Problem – Give only the number of lines in the data that include the string "with".
━━━━━━
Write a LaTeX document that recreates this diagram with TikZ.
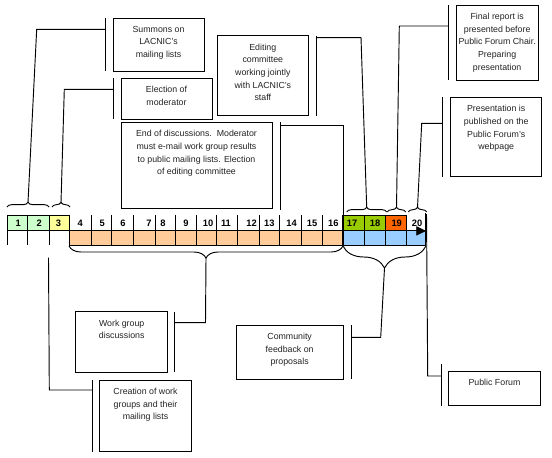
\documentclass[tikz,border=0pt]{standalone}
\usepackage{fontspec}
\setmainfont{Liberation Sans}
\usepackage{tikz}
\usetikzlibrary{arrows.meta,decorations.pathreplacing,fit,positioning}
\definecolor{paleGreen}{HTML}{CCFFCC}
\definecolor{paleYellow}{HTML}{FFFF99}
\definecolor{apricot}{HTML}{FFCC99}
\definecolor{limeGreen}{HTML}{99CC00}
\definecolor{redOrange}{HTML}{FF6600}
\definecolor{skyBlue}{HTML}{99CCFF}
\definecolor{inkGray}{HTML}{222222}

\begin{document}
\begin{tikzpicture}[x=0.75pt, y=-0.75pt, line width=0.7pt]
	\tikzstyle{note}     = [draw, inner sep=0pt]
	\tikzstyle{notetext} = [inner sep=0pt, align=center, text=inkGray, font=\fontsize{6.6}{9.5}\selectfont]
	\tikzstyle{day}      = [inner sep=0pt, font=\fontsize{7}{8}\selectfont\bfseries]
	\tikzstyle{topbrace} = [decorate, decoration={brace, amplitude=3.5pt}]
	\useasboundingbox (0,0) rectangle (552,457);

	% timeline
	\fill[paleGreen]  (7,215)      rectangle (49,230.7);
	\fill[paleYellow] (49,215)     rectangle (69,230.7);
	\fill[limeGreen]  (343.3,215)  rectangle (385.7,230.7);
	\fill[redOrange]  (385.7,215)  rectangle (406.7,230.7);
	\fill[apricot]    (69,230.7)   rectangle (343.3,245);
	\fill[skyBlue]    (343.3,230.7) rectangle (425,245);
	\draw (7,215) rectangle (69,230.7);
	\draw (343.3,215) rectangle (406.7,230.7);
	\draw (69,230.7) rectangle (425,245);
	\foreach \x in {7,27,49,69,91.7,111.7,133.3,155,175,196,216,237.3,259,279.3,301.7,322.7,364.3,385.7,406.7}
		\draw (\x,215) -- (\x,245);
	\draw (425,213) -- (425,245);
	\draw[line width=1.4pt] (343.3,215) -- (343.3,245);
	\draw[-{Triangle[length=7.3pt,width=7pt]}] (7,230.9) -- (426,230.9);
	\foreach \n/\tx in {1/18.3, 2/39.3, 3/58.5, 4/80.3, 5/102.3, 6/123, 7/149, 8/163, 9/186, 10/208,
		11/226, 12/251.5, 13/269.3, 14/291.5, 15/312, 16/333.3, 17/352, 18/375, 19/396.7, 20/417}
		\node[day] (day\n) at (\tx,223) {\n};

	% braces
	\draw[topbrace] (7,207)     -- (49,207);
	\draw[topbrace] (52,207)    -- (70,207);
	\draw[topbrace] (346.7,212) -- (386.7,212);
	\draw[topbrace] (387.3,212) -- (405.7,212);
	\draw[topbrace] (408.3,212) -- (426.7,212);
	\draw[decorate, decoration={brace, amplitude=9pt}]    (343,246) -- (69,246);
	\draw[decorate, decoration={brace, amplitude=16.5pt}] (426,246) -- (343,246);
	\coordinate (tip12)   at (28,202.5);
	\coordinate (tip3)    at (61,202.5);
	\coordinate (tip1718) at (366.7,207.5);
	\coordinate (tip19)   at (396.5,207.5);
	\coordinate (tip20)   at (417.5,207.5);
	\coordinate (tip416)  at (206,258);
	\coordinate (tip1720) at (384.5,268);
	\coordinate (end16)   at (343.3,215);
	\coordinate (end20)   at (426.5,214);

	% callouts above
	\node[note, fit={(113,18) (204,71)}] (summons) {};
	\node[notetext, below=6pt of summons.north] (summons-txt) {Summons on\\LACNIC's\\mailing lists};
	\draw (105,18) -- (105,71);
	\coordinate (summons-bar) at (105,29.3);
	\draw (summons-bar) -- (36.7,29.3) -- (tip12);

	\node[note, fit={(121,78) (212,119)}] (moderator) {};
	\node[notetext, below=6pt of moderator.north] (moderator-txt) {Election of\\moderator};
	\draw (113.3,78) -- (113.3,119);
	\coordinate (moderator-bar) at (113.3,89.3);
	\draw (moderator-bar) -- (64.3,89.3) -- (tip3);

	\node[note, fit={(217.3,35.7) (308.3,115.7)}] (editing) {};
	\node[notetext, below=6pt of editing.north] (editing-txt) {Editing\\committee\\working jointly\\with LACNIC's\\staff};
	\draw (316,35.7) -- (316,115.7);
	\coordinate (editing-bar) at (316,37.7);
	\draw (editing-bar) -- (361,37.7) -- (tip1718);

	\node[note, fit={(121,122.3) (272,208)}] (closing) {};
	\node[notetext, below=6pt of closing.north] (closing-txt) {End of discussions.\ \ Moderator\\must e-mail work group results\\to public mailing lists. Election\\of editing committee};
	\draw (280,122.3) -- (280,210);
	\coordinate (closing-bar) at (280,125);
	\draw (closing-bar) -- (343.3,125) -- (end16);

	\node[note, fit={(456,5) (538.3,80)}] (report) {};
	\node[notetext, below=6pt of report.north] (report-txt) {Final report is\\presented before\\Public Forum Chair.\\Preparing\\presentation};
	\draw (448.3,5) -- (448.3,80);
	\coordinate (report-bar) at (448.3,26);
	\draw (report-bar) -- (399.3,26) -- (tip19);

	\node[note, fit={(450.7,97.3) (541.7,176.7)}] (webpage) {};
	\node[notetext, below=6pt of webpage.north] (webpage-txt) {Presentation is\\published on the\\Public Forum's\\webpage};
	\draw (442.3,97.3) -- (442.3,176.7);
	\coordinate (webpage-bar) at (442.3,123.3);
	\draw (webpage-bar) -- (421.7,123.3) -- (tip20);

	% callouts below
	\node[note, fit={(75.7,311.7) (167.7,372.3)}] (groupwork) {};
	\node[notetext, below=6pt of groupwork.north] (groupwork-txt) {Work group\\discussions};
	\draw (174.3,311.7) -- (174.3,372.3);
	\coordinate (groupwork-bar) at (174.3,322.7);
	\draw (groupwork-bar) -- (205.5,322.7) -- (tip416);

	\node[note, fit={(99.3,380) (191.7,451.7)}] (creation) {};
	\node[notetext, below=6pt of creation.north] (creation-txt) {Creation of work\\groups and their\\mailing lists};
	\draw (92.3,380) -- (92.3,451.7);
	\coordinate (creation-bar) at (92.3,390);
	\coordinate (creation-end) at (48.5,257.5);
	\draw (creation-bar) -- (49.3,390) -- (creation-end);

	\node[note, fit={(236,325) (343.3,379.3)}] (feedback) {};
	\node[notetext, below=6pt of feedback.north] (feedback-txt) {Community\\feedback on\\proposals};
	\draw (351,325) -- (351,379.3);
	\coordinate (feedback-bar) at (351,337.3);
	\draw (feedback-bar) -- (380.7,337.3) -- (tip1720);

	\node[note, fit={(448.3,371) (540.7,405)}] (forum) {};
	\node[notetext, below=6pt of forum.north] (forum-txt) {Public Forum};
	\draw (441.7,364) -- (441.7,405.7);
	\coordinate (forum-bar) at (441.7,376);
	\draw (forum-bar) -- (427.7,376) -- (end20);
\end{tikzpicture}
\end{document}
━━━━━━
Response to this task – 2